Copy out the listing in full, exactly as written, but not its pictures.

**Information supplied:**
┌──

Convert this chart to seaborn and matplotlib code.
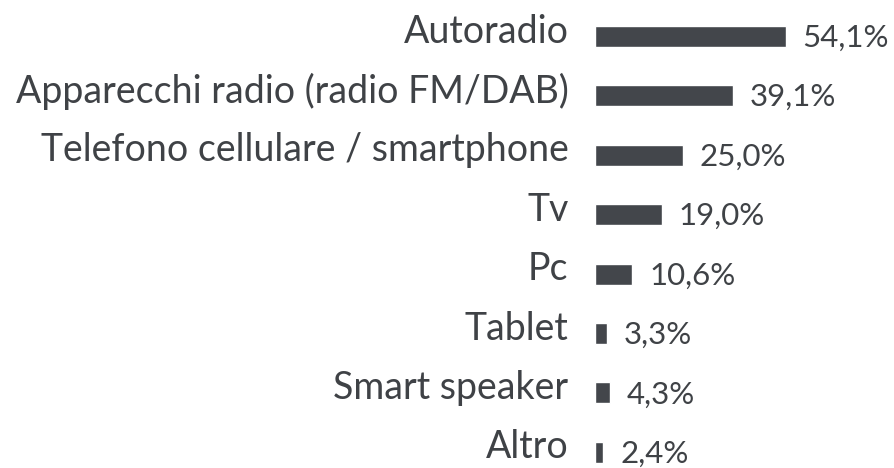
import matplotlib
matplotlib.use('Agg')
import matplotlib.pyplot as plt
import matplotlib.transforms as mtransforms
import seaborn as sns
import pandas as pd

# dati
categories = ['Autoradio', 'Apparecchi radio (radio FM/DAB)', 'Telefono cellulare / smartphone',
              'Tv', 'Pc', 'Tablet', 'Smart speaker', 'Altro']
values = [54.1, 39.1, 25.0, 19.0, 10.6, 3.3, 4.3, 2.4]
value_labels = ['54,1%', '39,1%', '25,0%', '19,0%', '10,6%', '3,3%', '4,3%', '2,4%']

df = pd.DataFrame({'device': categories, 'pct': values})

sns.set_style('white')
plt.rcParams['font.family'] = ['Lato', 'DejaVu Sans']

bar_color = '#43464b'
text_color = '#3f4246'

fig = plt.figure(figsize=(8.94, 4.68), dpi=100)
ax = fig.add_axes([595 / 894, 0, 299 / 894, 1])

sns.barplot(data=df, y='device', x='pct', color=bar_color, orient='h',
            width=0.355, saturation=1, ax=ax)

ax.set_xlim(0, 84.7)
ax.set_ylim(7.264, -0.614)
ax.set_xlabel('')
ax.set_ylabel('')
ax.set_xticks([])
sns.despine(ax=ax, left=True, bottom=True)

ax.tick_params(axis='y', length=0, pad=19, labelsize=27, labelcolor=text_color)
offset = mtransforms.ScaledTranslation(0, 6 / 72, fig.dpi_scale_trans)
for lbl in ax.get_yticklabels():
    lbl.set_transform(lbl.get_transform() + offset)

for i, (v, t) in enumerate(zip(values, value_labels)):
    ax.annotate(t, xy=(v, i), xytext=(12, -1), textcoords='offset points',
                va='center', ha='left', fontsize=22.5, color=text_color)

fig.savefig('out.png', dpi=100)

└──

**Final result:**
Convert this chart to seaborn and matplotlib code.
import matplotlib
matplotlib.use('Agg')
import matplotlib.pyplot as plt
import matplotlib.transforms as mtransforms
import seaborn as sns
import pandas as pd

# dati
categories = ['Autoradio', 'Apparecchi radio (radio FM/DAB)', 'Telefono cellulare / smartphone',
              'Tv', 'Pc', 'Tablet', 'Smart speaker', 'Altro']
values = [54.1, 39.1, 25.0, 19.0, 10.6, 3.3, 4.3, 2.4]
value_labels = ['54,1%', '39,1%', '25,0%', '19,0%', '10,6%', '3,3%', '4,3%', '2,4%']

df = pd.DataFrame({'device': categories, 'pct': values})

sns.set_style('white')
plt.rcParams['font.family'] = ['Lato', 'DejaVu Sans']

bar_color = '#43464b'
text_color = '#3f4246'

fig = plt.figure(figsize=(8.94, 4.68), dpi=100)
ax = fig.add_axes([595 / 894, 0, 299 / 894, 1])

sns.barplot(data=df, y='device', x='pct', color=bar_color, orient='h',
            width=0.355, saturation=1, ax=ax)

ax.set_xlim(0, 84.7)
ax.set_ylim(7.264, -0.614)
ax.set_xlabel('')
ax.set_ylabel('')
ax.set_xticks([])
sns.despine(ax=ax, left=True, bottom=True)

ax.tick_params(axis='y', length=0, pad=19, labelsize=27, labelcolor=text_color)
offset = mtransforms.ScaledTranslation(0, 6 / 72, fig.dpi_scale_trans)
for lbl in ax.get_yticklabels():
    lbl.set_transform(lbl.get_transform() + offset)

for i, (v, t) in enumerate(zip(values, value_labels)):
    ax.annotate(t, xy=(v, i), xytext=(12, -1), textcoords='offset points',
                va='center', ha='left', fontsize=22.5, color=text_color)

fig.savefig('out.png', dpi=100)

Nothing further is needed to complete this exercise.